One man's dream, they say, is another man's nightmare.

 But in the case of Craig Dremann, a retired "ecological restorationist," the dream of saving the habitat of the greater sage-grouse could become a horror story for land users in the 11 Western states where the bird lives and for Americans elsewhere who eat the food grown there or heat their homes with energy produced from the area's natural gas deposits.

 Dremann is a sincere, thoughtful advocate of environmental stewardship, who does not believe his vision for sagebrush country conflicts with the long-term interests of other users of this land. Yet, his potential success in using the Endangered Species Act (ESA) demonstrates there is something terribly wrong with this law.

 For three decades, Dremann ran a business specializing in restoring native vegetation to degraded lands. He also taught land restoration to federal employees.

 The inspiration to save the grouse came to him after a long drive seven years ago.

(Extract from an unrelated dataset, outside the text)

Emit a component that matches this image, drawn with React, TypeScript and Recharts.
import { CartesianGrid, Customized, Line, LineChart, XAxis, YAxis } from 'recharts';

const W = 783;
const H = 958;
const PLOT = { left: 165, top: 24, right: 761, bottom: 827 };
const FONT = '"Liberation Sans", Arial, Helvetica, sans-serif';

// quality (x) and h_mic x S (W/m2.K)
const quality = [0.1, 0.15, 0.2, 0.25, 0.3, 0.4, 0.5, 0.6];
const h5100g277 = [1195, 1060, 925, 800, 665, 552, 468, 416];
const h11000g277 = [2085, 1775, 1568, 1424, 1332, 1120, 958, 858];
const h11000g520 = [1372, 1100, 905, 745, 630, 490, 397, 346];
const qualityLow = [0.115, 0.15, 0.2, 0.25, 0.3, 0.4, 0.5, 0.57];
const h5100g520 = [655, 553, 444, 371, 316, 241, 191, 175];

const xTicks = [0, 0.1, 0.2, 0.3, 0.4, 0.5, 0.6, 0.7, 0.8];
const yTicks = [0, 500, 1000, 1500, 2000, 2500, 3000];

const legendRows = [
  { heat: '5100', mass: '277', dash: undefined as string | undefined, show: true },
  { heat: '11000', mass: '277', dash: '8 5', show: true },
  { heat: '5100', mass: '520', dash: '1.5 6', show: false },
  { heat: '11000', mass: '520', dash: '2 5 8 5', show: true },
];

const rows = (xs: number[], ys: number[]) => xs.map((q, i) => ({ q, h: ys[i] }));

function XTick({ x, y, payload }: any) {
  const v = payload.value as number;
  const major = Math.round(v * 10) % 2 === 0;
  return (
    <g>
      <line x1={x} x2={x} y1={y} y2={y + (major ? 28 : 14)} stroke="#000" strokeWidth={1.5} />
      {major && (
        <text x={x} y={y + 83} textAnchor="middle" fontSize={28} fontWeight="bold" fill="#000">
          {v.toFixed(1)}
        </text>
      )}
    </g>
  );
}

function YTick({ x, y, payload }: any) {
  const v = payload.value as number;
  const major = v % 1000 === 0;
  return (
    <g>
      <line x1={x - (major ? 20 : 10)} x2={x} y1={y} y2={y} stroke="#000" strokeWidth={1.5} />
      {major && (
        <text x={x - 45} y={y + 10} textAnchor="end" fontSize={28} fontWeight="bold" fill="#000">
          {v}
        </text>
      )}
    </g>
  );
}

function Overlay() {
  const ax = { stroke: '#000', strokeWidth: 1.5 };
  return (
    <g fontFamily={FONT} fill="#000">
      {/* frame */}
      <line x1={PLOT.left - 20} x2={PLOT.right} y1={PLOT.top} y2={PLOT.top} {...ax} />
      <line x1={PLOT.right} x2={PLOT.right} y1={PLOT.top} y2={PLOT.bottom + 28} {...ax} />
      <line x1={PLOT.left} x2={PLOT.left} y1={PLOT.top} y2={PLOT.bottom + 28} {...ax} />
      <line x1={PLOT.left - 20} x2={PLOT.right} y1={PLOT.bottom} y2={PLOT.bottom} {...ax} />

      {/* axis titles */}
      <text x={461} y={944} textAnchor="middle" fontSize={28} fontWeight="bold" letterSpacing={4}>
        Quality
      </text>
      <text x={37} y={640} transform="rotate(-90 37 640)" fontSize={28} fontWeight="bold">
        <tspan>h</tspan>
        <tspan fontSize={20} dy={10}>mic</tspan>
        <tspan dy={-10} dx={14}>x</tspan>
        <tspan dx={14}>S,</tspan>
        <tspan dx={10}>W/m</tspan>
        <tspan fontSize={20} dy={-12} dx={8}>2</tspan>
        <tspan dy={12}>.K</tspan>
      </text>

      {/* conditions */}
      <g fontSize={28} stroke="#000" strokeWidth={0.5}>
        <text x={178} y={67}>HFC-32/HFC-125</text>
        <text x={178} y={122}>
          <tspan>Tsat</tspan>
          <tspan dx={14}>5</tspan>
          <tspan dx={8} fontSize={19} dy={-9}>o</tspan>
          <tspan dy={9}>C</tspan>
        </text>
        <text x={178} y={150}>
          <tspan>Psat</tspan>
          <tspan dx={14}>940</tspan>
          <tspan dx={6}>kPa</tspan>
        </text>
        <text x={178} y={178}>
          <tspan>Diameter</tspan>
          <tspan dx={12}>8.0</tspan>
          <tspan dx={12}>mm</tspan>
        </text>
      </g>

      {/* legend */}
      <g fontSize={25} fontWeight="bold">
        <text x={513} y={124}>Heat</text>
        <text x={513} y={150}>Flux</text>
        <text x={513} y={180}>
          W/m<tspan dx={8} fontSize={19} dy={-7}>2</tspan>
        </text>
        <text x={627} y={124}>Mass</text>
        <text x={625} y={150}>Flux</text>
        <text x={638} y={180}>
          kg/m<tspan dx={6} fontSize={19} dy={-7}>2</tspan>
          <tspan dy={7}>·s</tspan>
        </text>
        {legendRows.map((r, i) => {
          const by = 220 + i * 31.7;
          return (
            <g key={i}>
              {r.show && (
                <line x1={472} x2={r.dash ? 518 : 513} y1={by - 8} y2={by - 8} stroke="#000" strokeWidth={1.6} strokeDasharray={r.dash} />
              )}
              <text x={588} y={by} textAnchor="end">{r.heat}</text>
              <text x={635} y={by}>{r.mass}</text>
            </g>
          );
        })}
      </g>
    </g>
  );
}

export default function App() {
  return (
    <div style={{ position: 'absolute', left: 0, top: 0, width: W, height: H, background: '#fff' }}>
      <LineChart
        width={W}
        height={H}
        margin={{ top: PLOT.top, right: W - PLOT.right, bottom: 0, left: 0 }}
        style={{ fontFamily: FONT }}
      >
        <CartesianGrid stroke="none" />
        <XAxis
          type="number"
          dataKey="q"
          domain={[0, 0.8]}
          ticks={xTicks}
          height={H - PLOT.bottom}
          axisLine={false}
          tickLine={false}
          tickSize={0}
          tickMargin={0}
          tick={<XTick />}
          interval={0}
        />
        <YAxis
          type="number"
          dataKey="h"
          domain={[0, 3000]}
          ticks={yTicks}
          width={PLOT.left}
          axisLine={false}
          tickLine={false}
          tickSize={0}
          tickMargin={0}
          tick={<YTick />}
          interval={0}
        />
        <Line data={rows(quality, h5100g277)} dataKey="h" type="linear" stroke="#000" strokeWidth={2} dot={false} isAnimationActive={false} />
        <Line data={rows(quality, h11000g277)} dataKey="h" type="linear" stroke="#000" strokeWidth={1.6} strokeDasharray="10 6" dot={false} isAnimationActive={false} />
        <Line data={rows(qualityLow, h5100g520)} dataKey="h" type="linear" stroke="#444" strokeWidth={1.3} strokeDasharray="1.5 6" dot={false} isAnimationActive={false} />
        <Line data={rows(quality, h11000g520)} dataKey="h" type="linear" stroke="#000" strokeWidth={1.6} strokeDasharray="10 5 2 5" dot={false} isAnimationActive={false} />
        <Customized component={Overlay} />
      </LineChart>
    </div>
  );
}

 "In 1997, when I was doing some classes for the Forest Service in South Dakota and Colorado, I drove across the Great Basin in a big, giant 'X,'" he said. "I went from Reno to South Dakota and then from Idaho to Bishop, Calif. Since I didn't have anything else to do while I was driving, I did what they call a 'mega-transect.' What that means is every mile, when the odometer would click over another mile, I would take a note of what the surrounding vegetation looked like, what the quality was."

 Dremann likens what he saw to a tire worn down until the steel is showing. "They have got to get a new set of tires on that ecosytem," he says. And he likens the sage-grouse to "the gas gauge on the car." It indicates, he argues, that "the ecosystem is getting close to empty."

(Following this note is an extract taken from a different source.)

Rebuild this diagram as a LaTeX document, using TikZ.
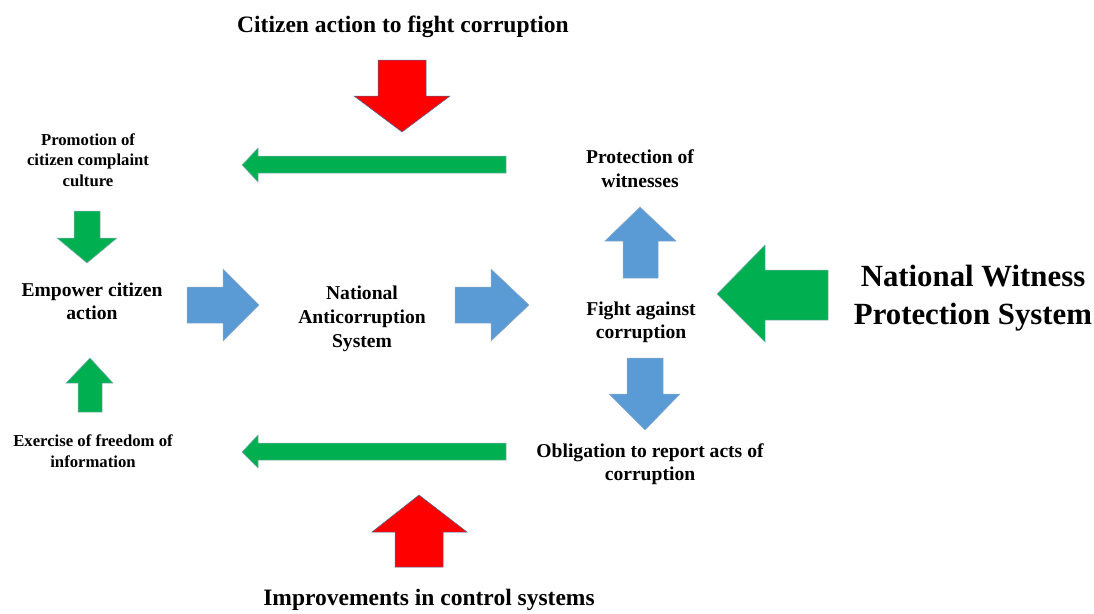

 In 1973, Congress had created the instrument Dremann needed to carry out his vision for gassing up and putting new tires on sagebrush country. It was ESA.

 The act empowers any American to petition the U.S. Fish and Wildlife Service (FWS) to list a species as threatened or endangered. If a creature is listed, activities deemed harmful to its "critical habitat" are curtailed.

 In June 2002, using a Bureau of Land Management report on the sage-grouse as his back up, Dremann sent a seven-page petition to the Fish adn Wildlife Service asking that the bird be protected across its entire range -- covering land from California to North Dakota, from Idaho down through Utah. This cost him, he says, "a couple of bucks" in postage.

 In March and December 2003, 22 environmental groups filed two additional petitions asking FWS to list the grouse.